Three years of U. S. government support has helped Madagascar’s Ministry of Public Health strengthen its health information system in 80 basic health centers and improve care for the 7.3 million people they serve.
Since 2020, the U.S. President’s Malaria Initiative (PMI) Measure Malaria project has trained 1,800 Ministry of Public Health service providers and data managers to collect and analyze data to guide government health policies, programs, and health service delivery.
Managed by the U.S. Agency for International Development (USAID), the $5 million project has helped the ministry collect and analyze private sector data as well as monitor and evaluate health surveillance and malaria control plans to inform national and regional health policy. In the Analamanga region alone, 20 private hospitals now enter data directly into an electronic health data management system.

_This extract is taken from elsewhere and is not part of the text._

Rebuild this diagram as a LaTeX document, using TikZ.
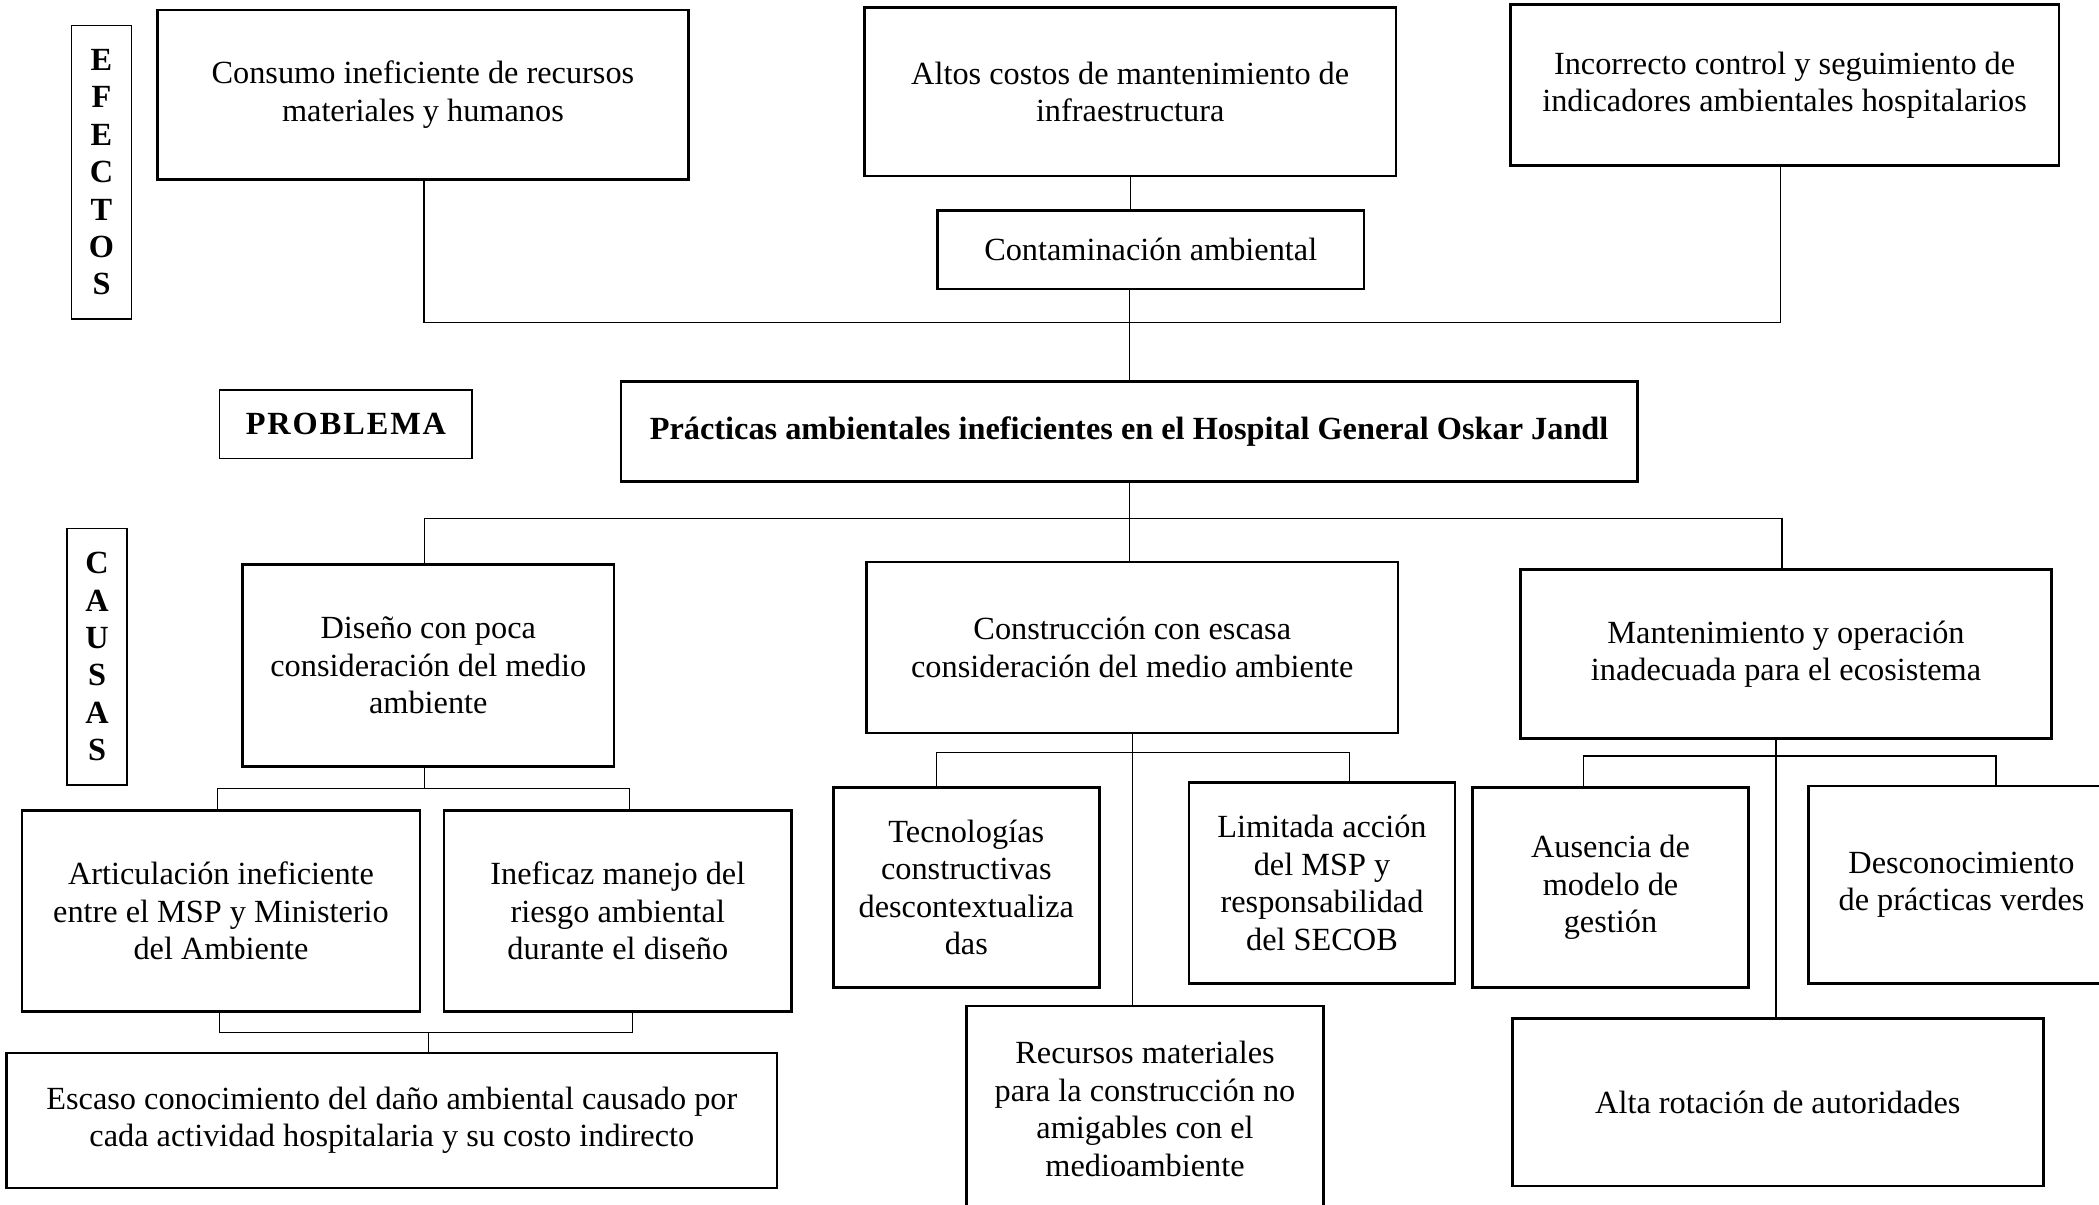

At a June 22 ceremony, USAID Health, Population, and Nutrition Office Acting Director David Parks noted that despite the success of the PMI Measure Malaria project and the larger comprehensive package of PMI- funded assistance, the fight to eradicate the deadly disease is far from over in Madagascar.
“The ability to collect and analyze health data is a smart investment that enables decision-making to improve the health and well-being of populations,” Parks said. “PMI Measure Malaria played an important part to ensure health officials do so effectively.”
The project also helped ministry staff conduct regular data reviews and provide supervision at the regional, district, and community levels to control malaria and promote maternal and child health, family planning, and immunization services.
With PMI support, Madagascar has reduced the number of confirmed malaria cases from 2.3 million to 1.7 million in the last year, a reduction of more than 25 percent that has saved lives and kept the Malagasy people healthy and productive in support of the country’s development.
PMI Measure Malaria is led globally by the University of North Carolina at Chapel Hill, and is implemented in Madagascar by ICF Macro Inc. and John Snow Inc.
Like “mpirahalahy mianala,” the people of the United States walk hand in hand with the people of Madagascar to control malaria and have provided $26 million in 2022 and $383 million in support since 2008.